There are certain things you can do when you’re in a club to make the audience more receptive to you playing new songs—play something familiar then try out something new and have something familiar ready to go afterwards. Play them a new version of something that might have heard before. Something with elements they know.
For me, when you look at the data that comes back—and not only that, when you’re able to feel it yourself, and you get the feedback from people who are sending you DMs or an email, we’ve had handwritten letters even, then it feels like you’re building something special. It’s more than a net gain, it’s an absolute positive.
Are the artists you play on the station typically already established, like being signed to a label?
That’s an interesting question because the barrier to entry is so low, there are so many songs out there. And a lot of them are really good.
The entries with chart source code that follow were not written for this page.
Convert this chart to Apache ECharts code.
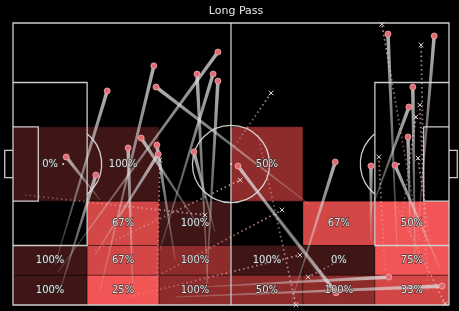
<!DOCTYPE html>
<html><head><meta charset="utf-8">
<script src="https://cdn.jsdelivr.net/npm/echarts@6/dist/echarts.min.js"></script>
<style>html,body{margin:0;padding:0;background:#000;}#c{width:459px;height:311px;}</style>
</head><body><div id="c"></div>
<script>
// ---- zone grid (Opta 0-100 pitch, y measured from top touchline) ----
const xEdges = [0, 17, 33.5, 50, 66.5, 83, 100];
const yEdges = [0, 21.1, 36.8, 63.2, 78.9, 89.45, 100];
// zones with long passes started: column index, row index, number of passes, success %
const cellCol   = [0, 1, 3,   1, 2, 4, 5,   0, 1, 2, 3, 4, 5,   0, 1, 2, 3, 4, 5];
const cellRow   = [2, 2, 2,   3, 3, 3, 3,   4, 4, 4, 4, 4, 4,   5, 5, 5, 5, 5, 5];
const cellCount = [1, 1, 2,   3, 1, 3, 4,   1, 3, 2, 1, 1, 4,   1, 4, 2, 2, 2, 3];
const cellPct   = [0, 100, 50, 67, 100, 67, 50, 100, 67, 100, 100, 0, 75, 100, 25, 100, 50, 100, 33];

// ---- completed long passes: start [x,y] and end [x,y] ----
const okStart = [[10.3,88.3],[20.0,94.7],[44.7,92.9],[33.7,80.5],[44.3,94.7],[68.1,64.5],[9.6,85.8],
  [42.9,72.7],[37.2,84.0],[18.8,82.3],[27.5,95.7],[46.3,74.1],[20.0,62.8],[10.8,94.7],
  [88.1,80.5],[92.9,73.4],[92.2,84.8],[81.7,68.1],[91.1,75.2],[82.1,77.0],[97.9,86.9],
  [72.7,94.0],[64.0,98.2],[42.9,93.6],[37.2,97.2],[52.1,51.4]];
const okEnd = [[47.0,10.3],[32.3,15.2],[42.2,18.1],[45.9,18.1],[47.0,20.6],[32.8,22.7],[21.6,24.1],
  [29.4,40.8],[33.0,43.3],[33.3,46.5],[26.4,44.3],[41.5,45.7],[12.2,47.5],[19.0,53.9],
  [86.0,3.9],[96.6,4.6],[91.7,22.7],[90.8,29.8],[90.6,40.4],[82.1,50.7],[87.6,50.4],
  [51.6,50.7],[73.9,49.3],[86.2,90.1],[98.4,93.3],[74.1,95.7]];
// ---- failed long passes ----
const failStart = [[94.5,82.3],[50.2,45.0],[95.2,94.7],[88.8,73.4],[85.3,87.6],[95.6,77.0],[93.3,77.0],
  [31.4,91.1],[76.1,83.3],[56.2,39.7],[88.1,65.2],[2.8,61.0],[33.0,98.2],[25.7,97.5],[18.8,80.5]];
const failEnd = [[93.6,7.8],[59.2,24.8],[93.3,29.1],[92.4,33.3],[83.9,47.5],[92.9,47.9],[84.6,0.4],
  [61.7,66.3],[67.7,90.1],[64.9,100],[99.1,99.6],[44.0,68.1],[33.7,48.6],[65.8,82.3],[52.1,55.7]];

const LINE = 'rgba(225,225,225,0.9)';

const chart = echarts.init(document.getElementById('c'));

function heatItem(params, api) {
  const c = api.value(0), r = api.value(1);
  const p0 = api.coord([xEdges[c], yEdges[r]]);
  const p1 = api.coord([xEdges[c + 1], yEdges[r + 1]]);
  return {type: 'rect', shape: {x: p0[0], y: p0[1], width: p1[0] - p0[0], height: p1[1] - p0[1]},
    style: {fill: api.visual('color'), stroke: 'rgba(0,0,0,0.35)', lineWidth: 1}};
}
function labelItem(params, api) {
  const c = api.value(0), r = api.value(1);
  const p = api.coord([(xEdges[c] + xEdges[c + 1]) / 2, (yEdges[r] + yEdges[r + 1]) / 2]);
  return {type: 'text', x: p[0], y: p[1], style: {text: api.value(3) + '%', fill: '#e2e2e2',
    stroke: 'rgba(45,45,45,0.8)', lineWidth: 1.4, font: '10px "DejaVu Sans"', align: 'center', verticalAlign: 'middle'}};
}
function pitchItem(params, api) {
  const c = (x, y) => api.coord([x, y]);
  const pl = (pts, closed) => ({type: closed ? 'polygon' : 'polyline', shape: {points: pts.map(p => c(p[0], p[1]))},
    style: {stroke: LINE, lineWidth: 1.3, fill: null}});
  const rx = api.size([8.84, 0])[0];
  const ls = c(11.5, 50), rs = c(88.5, 50), cc = c(50, 50);
  const boxEdge = c(17, 50)[0];
  const a = Math.acos((boxEdge - ls[0]) / rx);
  const kids = [
    pl([[0,0],[100,0],[100,100],[0,100]], true),
    pl([[50,0],[50,100]]),
    pl([[0,21.1],[17,21.1],[17,78.9],[0,78.9]]),
    pl([[100,21.1],[83,21.1],[83,78.9],[100,78.9]]),
    pl([[0,36.8],[5.8,36.8],[5.8,63.2],[0,63.2]]),
    pl([[100,36.8],[94.2,36.8],[94.2,63.2],[100,63.2]]),
    pl([[0,45.2],[-1.9,45.2],[-1.9,54.8],[0,54.8]]),
    pl([[100,45.2],[101.9,45.2],[101.9,54.8],[100,54.8]]),
    {type: 'circle', shape: {cx: cc[0], cy: cc[1], r: rx}, style: {stroke: LINE, lineWidth: 1.3, fill: null}},
    {type: 'arc', shape: {cx: ls[0], cy: ls[1], r: rx, startAngle: -a, endAngle: a}, style: {stroke: LINE, lineWidth: 1.3, fill: null}},
    {type: 'arc', shape: {cx: rs[0], cy: rs[1], r: rx, startAngle: Math.PI - a, endAngle: Math.PI + a}, style: {stroke: LINE, lineWidth: 1.3, fill: null}},
    {type: 'circle', shape: {cx: ls[0], cy: ls[1], r: 1.1}, style: {fill: LINE}},
    {type: 'circle', shape: {cx: rs[0], cy: rs[1], r: 1.1}, style: {fill: LINE}},
    {type: 'circle', shape: {cx: cc[0], cy: cc[1], r: 1.1}, style: {fill: LINE}}
  ];
  return {type: 'group', children: kids};
}
function okItem(params, api) {
  const s = api.coord([api.value(0), api.value(1)]);
  const e = api.coord([api.value(2), api.value(3)]);
  const dx = e[0] - s[0], dy = e[1] - s[1];
  const len = Math.hypot(dx, dy) || 1;
  const nx = -dy / len, ny = dx / len;
  const w0 = 0.5, w1 = 1.8;
  const pts = [[s[0] + nx * w0, s[1] + ny * w0], [e[0] + nx * w1, e[1] + ny * w1],
    [e[0] - nx * w1, e[1] - ny * w1], [s[0] - nx * w0, s[1] - ny * w0]];
  const grad = new echarts.graphic.LinearGradient(s[0], s[1], e[0], e[1],
    [{offset: 0, color: 'rgba(215,215,215,0.2)'}, {offset: 1, color: 'rgba(220,220,220,0.8)'}], true);
  return {type: 'group', children: [
    {type: 'polygon', shape: {points: pts}, style: {fill: grad}},
    {type: 'circle', shape: {cx: e[0], cy: e[1], r: 3}, style: {fill: '#e06a76', stroke: '#f3a9a9', lineWidth: 0.8}}
  ]};
}
function failItem(params, api) {
  const s = api.coord([api.value(0), api.value(1)]);
  const e = api.coord([api.value(2), api.value(3)]);
  const grad = new echarts.graphic.LinearGradient(s[0], s[1], e[0], e[1],
    [{offset: 0, color: 'rgba(230,165,170,0.3)'}, {offset: 1, color: 'rgba(235,180,185,0.8)'}], true);
  const k = 2.3;
  return {type: 'group', children: [
    {type: 'line', shape: {x1: s[0], y1: s[1], x2: e[0], y2: e[1]}, style: {stroke: grad, lineWidth: 1.8, lineDash: [1.5, 3]}},
    {type: 'line', shape: {x1: e[0] - k, y1: e[1] - k, x2: e[0] + k, y2: e[1] + k}, style: {stroke: '#d8d8d8', lineWidth: 1}},
    {type: 'line', shape: {x1: e[0] - k, y1: e[1] + k, x2: e[0] + k, y2: e[1] - k}, style: {stroke: '#d8d8d8', lineWidth: 1}}
  ]};
}

const cells = cellCol.map((c, i) => [c, cellRow[i], cellCount[i], cellPct[i]]);
const okData = okStart.map((s, i) => [s[0], s[1], okEnd[i][0], okEnd[i][1]]);
const failData = failStart.map((s, i) => [s[0], s[1], failEnd[i][0], failEnd[i][1]]);

chart.setOption({
  backgroundColor: '#000',
  animation: false,
  title: {text: 'Long Pass', left: 231, top: 1, textAlign: 'center',
    textStyle: {color: '#e6e6e6', fontSize: 11, fontWeight: 'normal', fontFamily: 'DejaVu Sans'}},
  grid: {left: 13, right: 10, top: 23, bottom: 6},
  xAxis: {type: 'value', min: 0, max: 100, show: false},
  yAxis: {type: 'value', min: 0, max: 100, inverse: true, show: false},
  visualMap: {type: 'piecewise', show: false, seriesIndex: 0, dimension: 2,
    pieces: [{value: 1, color: '#3f1515'}, {value: 2, color: '#8e2c2c'}, {value: 3, color: '#d44747'}, {value: 4, color: '#f25555'}]},
  series: [
    {type: 'custom', renderItem: heatItem, data: cells, z: 1, silent: true},
    {type: 'custom', renderItem: pitchItem, data: [[0]], z: 2, silent: true},
    {type: 'custom', renderItem: failItem, data: failData, z: 3, silent: true},
    {type: 'custom', renderItem: okItem, data: okData, z: 4, silent: true},
    {type: 'custom', renderItem: labelItem, data: cells, z: 5, silent: true}
  ]
});
</script></body></html>
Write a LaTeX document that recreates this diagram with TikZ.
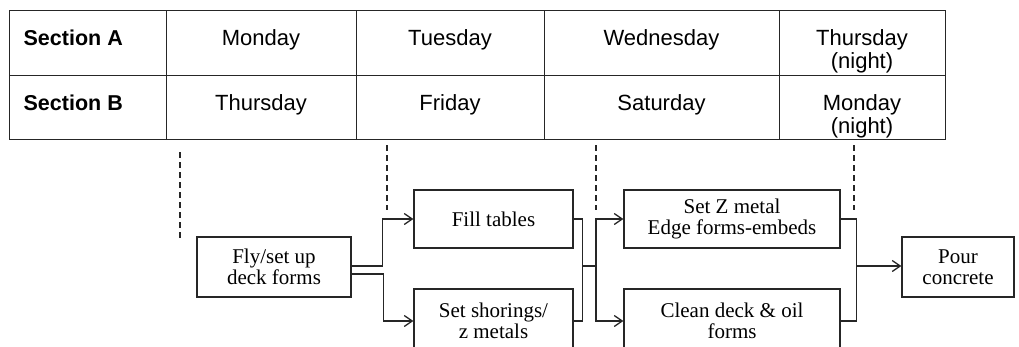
\documentclass[tikz,border=0pt]{standalone}
\usepackage{fontspec}
\setmainfont{Liberation Serif}
\newfontfamily\arialf{Liberation Sans}
\usetikzlibrary{arrows.meta}
\begin{document}
\begin{tikzpicture}[x=1pt,y=-1pt, line width=1.3pt,
  cell/.style={draw=black!85, minimum height=64.5pt, anchor=north west, inner sep=0pt, line width=1.3pt},
  tlabel/.style={anchor=north, inner sep=0pt, align=center, font=\arialf\fontsize{22}{23}\selectfont},
  hlabel/.style={anchor=north west, inner sep=0pt, font=\arialf\bfseries\fontsize{21.5}{23}\selectfont},
  taskbox/.style={draw=black!85, line width=1.3pt, inner sep=0pt, align=center, font=\fontsize{21}{21}\selectfont},
  arr/.style={draw=black!85, -{Straight Barb[length=8pt,width=11pt]}},
  conn/.style={draw=black!85},
  guide/.style={draw=black!85, line width=1.1pt, dash pattern=on 6pt off 4pt}
]
\useasboundingbox (0,0) rectangle (1019,346);
\clip (0,0) rectangle (1019,346);

% table cells
\node[cell, minimum width=157pt] (a0) at (9,10) {};
\node[cell, minimum width=190pt] (a1) at (166,10) {};
\node[cell, minimum width=188pt] (a2) at (356,10) {};
\node[cell, minimum width=235pt] (a3) at (544,10) {};
\node[cell, minimum width=166pt] (a4) at (779,10) {};
\node[cell, minimum width=157pt] (b0) at (9,74.5) {};
\node[cell, minimum width=190pt] (b1) at (166,74.5) {};
\node[cell, minimum width=188pt] (b2) at (356,74.5) {};
\node[cell, minimum width=235pt] (b3) at (544,74.5) {};
\node[cell, minimum width=166pt] (b4) at (779,74.5) {};

% table texts
\node[hlabel] (ta0) at (23,29) {Section A};
\node[tlabel] (ta1) at (261,29) {Monday};
\node[tlabel] (ta2) at (450,29) {Tuesday};
\node[tlabel] (ta3) at (661.5,29) {Wednesday};
\node[tlabel] (ta4) at (862,29) {Thursday\\(night)};
\node[hlabel] (tb0) at (23,94) {Section B};
\node[tlabel] (tb1) at (261,94) {Thursday};
\node[tlabel] (tb2) at (450,94) {Friday};
\node[tlabel] (tb3) at (661.5,94) {Saturday};
\node[tlabel] (tb4) at (862,94) {Monday\\(night)};

% dashed guides
\coordinate (g1a) at (180,152); \coordinate (g1b) at (180,238);
\coordinate (g2a) at (387,145); \coordinate (g2b) at (387,210);
\coordinate (g3a) at (596,145); \coordinate (g3b) at (596,210);
\coordinate (g4a) at (854,145); \coordinate (g4b) at (854,210);
\draw[guide] (g1a) -- (g1b);
\draw[guide] (g2a) -- (g2b);
\draw[guide] (g3a) -- (g3b);
\draw[guide] (g4a) -- (g4b);

% task boxes
\node[taskbox, minimum width=154pt, minimum height=60pt] (fly) at (274,267) {Fly/set up\\deck forms};
\node[taskbox, minimum width=159pt, minimum height=58pt] (fill) at (493.5,219) {Fill tables};
\node[taskbox, minimum width=159pt, minimum height=64pt] (shor) at (493.5,321) {Set shorings/\\z metals};
\node[taskbox, minimum width=216pt, minimum height=58pt] (setz) at (732,219) {Set Z metal\\Edge forms-embeds};
\node[taskbox, minimum width=216pt, minimum height=64pt] (clean) at (732,321) {Clean deck \& oil\\forms};
\node[taskbox, minimum width=112pt, minimum height=60pt] (pour) at (958,267) {Pour\\concrete};

% connectors
\draw[arr] ([yshift=1pt]fly.east) -- ++(31,0) |- (fill.west);
\draw[arr] ([yshift=-7pt]fly.east) -- ++(32,0) |- (shor.west);

\draw[conn] (fill.east) -- ++(9,0) |- (shor.east);
\coordinate (j1) at (582,266);
\coordinate (s1) at (596,266);
\draw[conn] (j1) -- (s1);
\draw[arr] (s1) |- (setz.west);
\draw[arr] (s1) |- (clean.west);

\draw[conn] (setz.east) -- ++(16,0) |- (clean.east);
\coordinate (j2) at (856,266);
\draw[arr] (j2) -- (j2 -| pour.west);
\end{tikzpicture}
\end{document}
But if you are someone who aspires to have that play on Capital Dance—I’m not a football man so I’m probably going to mess up this analogy, but you wouldn’t start playing football and expect to play for a Premiership team in your first season, you’d work up through the leagues.
The first thing to look for is someone who can champion you. With the advent of apps that can help you to build a fan base quite quickly it’s about getting a groundswell of momentum behind your work. The first record that you put out is not going to be your best record. But if you’re building momentum.. You build by starting small and growing.
Building your social presence, your Instagram, for artists of all genres TikTok is increasingly important. Build your Spotify profile, your Apple Music, your Deezer profile. You don’t necessarily need a record label to do any of that. But when you’ve got to the point where you’ve got all of this stuff built and you think you’ve got that song, you can go to someone like me, or send your music into Capital Dance, but one of the questions we’ll ask, which we ask of all songs is, what will you do with this once we add it to the playlist? If we add it to the playlist and you’re not continuing to help push the momentum the record isn’t really going to work on the playlist. We might have an audience here who like it, and like it on our station, but if you’re not doing things outside of that it’s not necessarily going to move the needle for you.
It’s about thinking in terms of a plan. Every release is a plan. If you’re reading this and want to get your music played on Capital Dance, get your music played on local stations first, community stations. Get that specialist DJ support, DJs who are actively going out there to find new music, new artists, to be the person who plays something first. Once you’re at that point, we’ll find you.